Selain di Anyer, di Serang juga ada menara lainnya, yang bentuknya bisa dibilang agak-agak  mirip dengan Mercusuar Anyer ini, cuma memang ukurannya tidak setinggi yang di Anyer. Menara ini terletak di wilayah Banten lama, yang berada di kompleks Kerajaan Banten. Fungsinya pun sama untuk mengawasi kapal-kapal yang masuk ke Banten. Bedanya kalau menara yang di Banten lama ini merupakan peninggalan Kerajaan Banten, tapi saya nggak tau di masa pemerintahan Sultan siapa? Nanti saya cari tau lebih lanjut. Mungkin di jalan-jalan selanjutnya.

Monumen Titik nol Km, sekaligus tempat awal menara berdiri


Oh iya, di tempat mercusuar Anyer ini juga dibangun monumen titik nol km. Dimana disini dulunya adalah tempat awal menara suar ini berdiri. Gitu, sih kalau dari tulisan di tugunya. Mungkin karena  akibat bencana Gunung Krakatau silam (Waktu itu Krakatau meletus kan 1883, yah?)  bangunan menaranya hancur, maka dibuatlah lagi yang baru. Untungnya tidak terlalu jauh, hanya sekitar 2-3 meter dari tempat asalnya berdiri (dan, yak! saya mulai sok tau lagi).

pose di depan menara. Tinggi banget, yah

Nah, monumen Titik Nol Km ini merupakan sebuah monumen yang dibuat sebagai tanda bahwa di sini jugalah titik awal pembangunan Jalan Raya Pos yang dibangun oleh Daendels.

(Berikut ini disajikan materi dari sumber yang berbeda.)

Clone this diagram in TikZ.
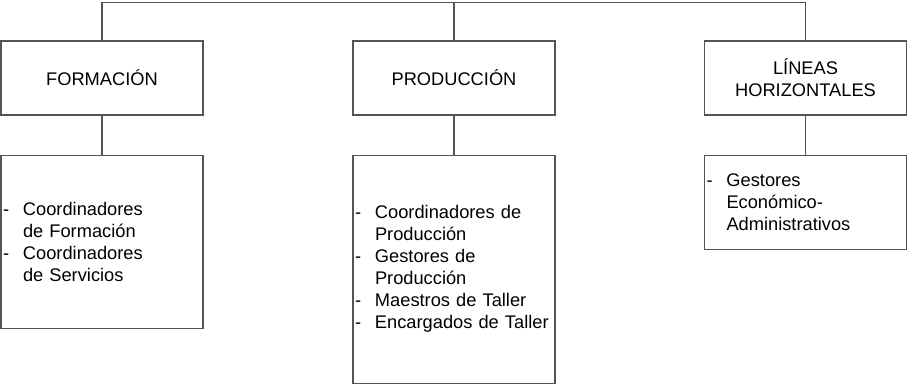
\documentclass[tikz,border=0pt]{standalone}
\usepackage{fontspec}
\setmainfont{Liberation Sans}
\usetikzlibrary{positioning}
\definecolor{LineClr}{rgb}{0.33,0.33,0.33}
\newcommand{\dsh}{\makebox[15pt][l]{-}}
\newcommand{\ind}{\hspace*{15pt}}

\begin{document}
\begin{tikzpicture}[x=0.75pt,y=-0.75pt,
  txt/.style={font=\fontsize{13.7}{16.5}\selectfont},
  head/.style={txt,draw=LineClr,line width=0.9pt,minimum width=151.5pt,
    minimum height=55.5pt,inner sep=0pt,align=center},
  list/.style={txt,draw=LineClr,line width=0.9pt,text width=148.5pt,
    inner xsep=1.5pt,inner ysep=0pt,align=left},
  conn/.style={draw=LineClr,line width=0.9pt}]
\useasboundingbox (0,0) rectangle (909,383);

% cabeceras
\node[head] (form) at (102,78) {FORMACIÓN};
\node[head] (prod) at (454,78) {PRODUCCIÓN};
\node[head] (lin) at (805.5,78) {LÍNEAS\\HORIZONTALES};

% listas
\node[list,minimum height=129.75pt,below=29.25pt of form] (formL)
  {\dsh Coordinadores\\\ind de Formación\\\dsh Coordinadores\\\ind de Servicios};
\node[list,minimum height=171pt,below=29.25pt of prod] (prodL)
  {\dsh Coordinadores de\\\ind Producción\\\dsh Gestores de\\\ind Producción\\
   \dsh Maestros de Taller\\\dsh Encargados de Taller};
\node[list,minimum height=70.5pt,below=29.25pt of lin] (linL)
  {\dsh Gestores\\\ind Económico-\\\ind Administrativos};

% conectores
\coordinate (bus) at (454,2.7);
\draw[conn] (form.north) |- (bus) -| (lin.north);
\draw[conn] (prod.north) -- (prod.north |- bus);
\draw[conn] (form) -- (formL);
\draw[conn] (prod) -- (prodL);
\draw[conn] (lin) -- (linL);

\end{tikzpicture}
\end{document}
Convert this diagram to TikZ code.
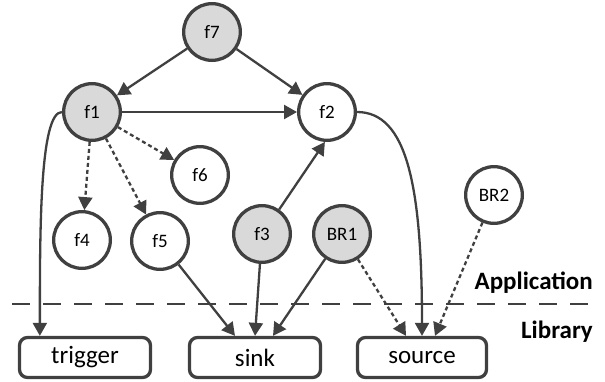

Dahulu Gubernur Jenderal ini membangun jalur panjang yang bermula dari Anyer (Serang) sampai Panarukan (Jawa timur). Jadi, dari mulai ujung barat Jawa, saaaammmpai ke ujung timur Jawa, kebayang kan gimana jauhnya. Apalagi dulu belum ada alat berat yang berupa mesin apapun. Jadi semuanya murni handmade. Ada berapa banyak jiwa coba, yang jadi korban kebiadaban si Jendral ini? Bayanginnya ajah saya udah merindin disko.

narsis di jalan menuju dermaga, untung sepi. Berasa jalan milik pribadi

Beruntung saya lahir di jaman ini. Yang nggak perlu lagi khawatir ancaman penjajah. Tapi justru, malah saya ada di era dimana ancaman fitnah dan provokasi di media sosial yang gencar mengincar, yang terkadang sulit disibak kebenarannya.


gayanya ambigu, antara pose 'saranghae' , balet, atau senam SKJ


Dan saya nggak tau, mana yang lebih aman?